Normal AQI depends heavily on where you live and what time of year it is, which is why the same reading can feel routine in one city and alarming in another. The US EPA classifies AQI 0 to 50 as Good and 51 to 100 as Moderate, but the average daily AQI in many US cities sits between 30 and 80, with significant variation by season, geography, and local pollution sources. This guide explains what normal actually means in context and which numbers you should care about regardless of what is typical for your area.
What “Normal” AQI Means in Practice
The word normal gets used two different ways when people talk about AQI, and confusing them leads to poor decisions. Statistical normal means the typical reading for your location based on historical data. Health-based normal means the range the EPA considers acceptable for human health. These two definitions do not always overlap.
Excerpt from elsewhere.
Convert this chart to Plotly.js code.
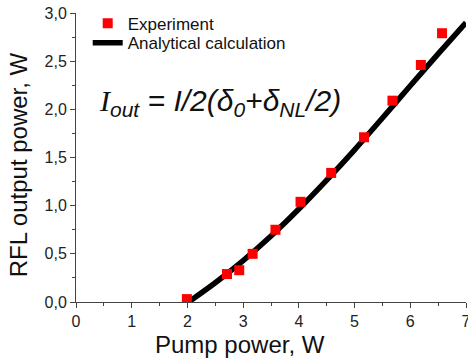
<!DOCTYPE html>
<html><head><meta charset="utf-8">
<script src="https://cdn.plot.ly/plotly-3.0.1.min.js"></script>
<style>body{margin:0;background:#fff}#c{width:468px;height:360px}</style>
</head><body><div id="c"></div>
<script>
var expPump = [1.99, 2.71, 2.93, 3.17, 3.58, 4.03, 4.58, 5.17, 5.68, 6.19, 6.57];
var expOut  = [0.03, 0.29, 0.33, 0.50, 0.75, 1.04, 1.34, 1.71, 2.09, 2.46, 2.79];
var calcPump = [2.02, 2.5, 3.0, 3.5, 4.0, 4.5, 5.0, 5.5, 6.0, 6.5, 7.0];
var calcOut  = [0.00, 0.20, 0.43, 0.685, 0.965, 1.265, 1.58, 1.91, 2.245, 2.575, 2.90];
var yTicks = [0, 0.5, 1.0, 1.5, 2.0, 2.5, 3.0];
var xTicks = [0, 1, 2, 3, 4, 5, 6, 7];
var F = 'Liberation Sans, Arial, sans-serif';

var traces = [
  {x: calcPump, y: calcOut, mode: 'lines', name: 'Analytical calculation', legend: 'legend2',
   line: {color: '#000', width: 5.5, shape: 'spline', smoothing: 0.8}, showlegend: true},
  {x: expPump, y: expOut, mode: 'markers', name: 'Experiment', legend: 'legend', showlegend: true,
   marker: {symbol: 'square', color: '#f00', size: 10}}
];
var axisCommon = {showline: true, linecolor: '#444', linewidth: 1, ticks: 'outside',
  ticklen: 5, tickcolor: '#444', showgrid: false, zeroline: false, ticklabeloverflow: 'allow',
  tickfont: {family: F, size: 16, color: '#222'}};
var legFont = {family: F, size: 17, color: '#111'};
var layout = {
  width: 468, height: 360, paper_bgcolor: '#fff', plot_bgcolor: '#fff',
  margin: {l: 76, r: 2, t: 13, b: 58},
  separators: ',.',
  showlegend: true,
  xaxis: Object.assign({}, axisCommon, {range: [0, 7], tickvals: xTicks,
    minor: {dtick: 0.5, ticks: 'outside', ticklen: 3, tickcolor: '#444'}}),
  yaxis: Object.assign({}, axisCommon, {range: [0, 3], tickvals: yTicks, tickformat: '.1f',
    minor: {dtick: 0.25, ticks: 'outside', ticklen: 3, tickcolor: '#444'}}),
  legend: {x: 0.03, y: 1.025, xanchor: 'left', yanchor: 'top', visible: true,
    bgcolor: 'rgba(0,0,0,0)', font: legFont},
  legend2: {x: 0.03, y: 0.958, xanchor: 'left', yanchor: 'top', visible: true,
    bgcolor: 'rgba(0,0,0,0)', font: legFont},
  annotations: [
    {xref: 'paper', yref: 'paper', x: 0.42, y: -0.2, xanchor: 'center', yanchor: 'bottom',
     showarrow: false, text: 'Pump power, W', font: {family: F, size: 24, color: '#111'}},
    {xref: 'paper', yref: 'paper', x: -0.148, y: 0.474, xanchor: 'center', yanchor: 'middle',
     textangle: -90, showarrow: false, text: 'RFL output power, W', font: {family: F, size: 24, color: '#111'}},
    {xref: 'paper', yref: 'paper', x: 0.055, y: 0.69, xanchor: 'left', yanchor: 'middle',
     showarrow: false,
     text: '<span style="font-family:Liberation Serif,serif"><i>I</i></span><i><sub>out</sub> = I/2(δ<sub>0</sub>+δ<sub>NL</sub>/2)</i>',
     font: {family: F, size: 30, color: '#111'}}
  ]
};
Plotly.newPlot('c', traces, layout, {staticPlot: true});
</script></body></html>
A resident of Los Angeles might see AQI readings in the 60 to 90 range on most summer days. That is statistically normal for that city. It is also in the Moderate category, which carries health caveats for sensitive groups. Someone who has just moved from a rural area where readings routinely sit at 20 to 35 might find LA’s typical readings unremarkable because they are common, while someone from that same rural area would recognize those readings as elevated. The EPA’s health categories are absolute thresholds based on air quality science, not relative to local averages. A Moderate reading is Moderate regardless of whether it is typical for your zip code or unusual.
The EPA’s Health-Based AQI Categories
The US EPA sets health thresholds based on PM2.5 and other pollutant concentrations at which measurable health effects begin to occur in specific populations. These categories represent the closest thing to an official definition of what AQI ranges are considered normal versus concerning.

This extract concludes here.